▶ Exercise description
Repeat the material verbatim. Images are excluded from the copy.

▶ Dataset excerpt
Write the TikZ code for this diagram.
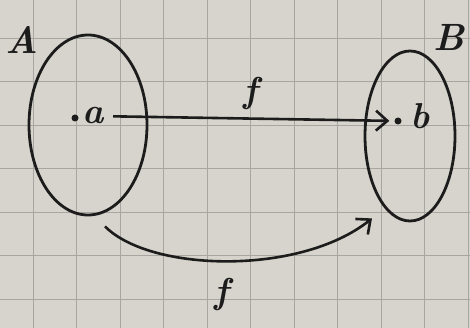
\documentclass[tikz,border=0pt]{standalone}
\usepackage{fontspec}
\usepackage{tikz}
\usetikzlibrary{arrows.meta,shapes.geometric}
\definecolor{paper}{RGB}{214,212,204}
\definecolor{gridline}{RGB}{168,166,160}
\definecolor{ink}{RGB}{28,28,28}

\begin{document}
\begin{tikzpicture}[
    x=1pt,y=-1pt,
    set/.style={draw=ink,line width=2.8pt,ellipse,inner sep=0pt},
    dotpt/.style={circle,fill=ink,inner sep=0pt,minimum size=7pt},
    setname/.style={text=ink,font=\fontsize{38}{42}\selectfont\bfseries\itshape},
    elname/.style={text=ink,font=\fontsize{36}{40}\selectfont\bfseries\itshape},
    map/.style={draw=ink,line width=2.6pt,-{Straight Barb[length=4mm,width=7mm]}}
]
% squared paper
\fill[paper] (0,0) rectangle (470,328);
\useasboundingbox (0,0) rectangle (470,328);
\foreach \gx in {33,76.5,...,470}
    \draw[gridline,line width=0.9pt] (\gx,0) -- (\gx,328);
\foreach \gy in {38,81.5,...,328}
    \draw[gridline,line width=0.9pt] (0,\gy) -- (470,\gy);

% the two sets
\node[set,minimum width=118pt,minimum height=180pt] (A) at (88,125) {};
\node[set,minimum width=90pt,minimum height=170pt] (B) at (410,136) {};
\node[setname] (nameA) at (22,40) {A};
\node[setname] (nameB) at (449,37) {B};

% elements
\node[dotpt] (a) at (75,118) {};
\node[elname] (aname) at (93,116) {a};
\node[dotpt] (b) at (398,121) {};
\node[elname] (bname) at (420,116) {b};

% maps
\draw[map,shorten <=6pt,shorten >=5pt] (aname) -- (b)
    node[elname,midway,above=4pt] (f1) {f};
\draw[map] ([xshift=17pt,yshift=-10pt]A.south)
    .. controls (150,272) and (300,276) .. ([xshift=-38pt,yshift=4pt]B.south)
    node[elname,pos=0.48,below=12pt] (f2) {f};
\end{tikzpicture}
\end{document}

▶ Result
Write the TikZ code for this diagram.
\documentclass[tikz,border=0pt]{standalone}
\usepackage{fontspec}
\usepackage{tikz}
\usetikzlibrary{arrows.meta,shapes.geometric}
\definecolor{paper}{RGB}{214,212,204}
\definecolor{gridline}{RGB}{168,166,160}
\definecolor{ink}{RGB}{28,28,28}

\begin{document}
\begin{tikzpicture}[
    x=1pt,y=-1pt,
    set/.style={draw=ink,line width=2.8pt,ellipse,inner sep=0pt},
    dotpt/.style={circle,fill=ink,inner sep=0pt,minimum size=7pt},
    setname/.style={text=ink,font=\fontsize{38}{42}\selectfont\bfseries\itshape},
    elname/.style={text=ink,font=\fontsize{36}{40}\selectfont\bfseries\itshape},
    map/.style={draw=ink,line width=2.6pt,-{Straight Barb[length=4mm,width=7mm]}}
]
% squared paper
\fill[paper] (0,0) rectangle (470,328);
\useasboundingbox (0,0) rectangle (470,328);
\foreach \gx in {33,76.5,...,470}
    \draw[gridline,line width=0.9pt] (\gx,0) -- (\gx,328);
\foreach \gy in {38,81.5,...,328}
    \draw[gridline,line width=0.9pt] (0,\gy) -- (470,\gy);

% the two sets
\node[set,minimum width=118pt,minimum height=180pt] (A) at (88,125) {};
\node[set,minimum width=90pt,minimum height=170pt] (B) at (410,136) {};
\node[setname] (nameA) at (22,40) {A};
\node[setname] (nameB) at (449,37) {B};

% elements
\node[dotpt] (a) at (75,118) {};
\node[elname] (aname) at (93,116) {a};
\node[dotpt] (b) at (398,121) {};
\node[elname] (bname) at (420,116) {b};

% maps
\draw[map,shorten <=6pt,shorten >=5pt] (aname) -- (b)
    node[elname,midway,above=4pt] (f1) {f};
\draw[map] ([xshift=17pt,yshift=-10pt]A.south)
    .. controls (150,272) and (300,276) .. ([xshift=-38pt,yshift=4pt]B.south)
    node[elname,pos=0.48,below=12pt] (f2) {f};
\end{tikzpicture}
\end{document}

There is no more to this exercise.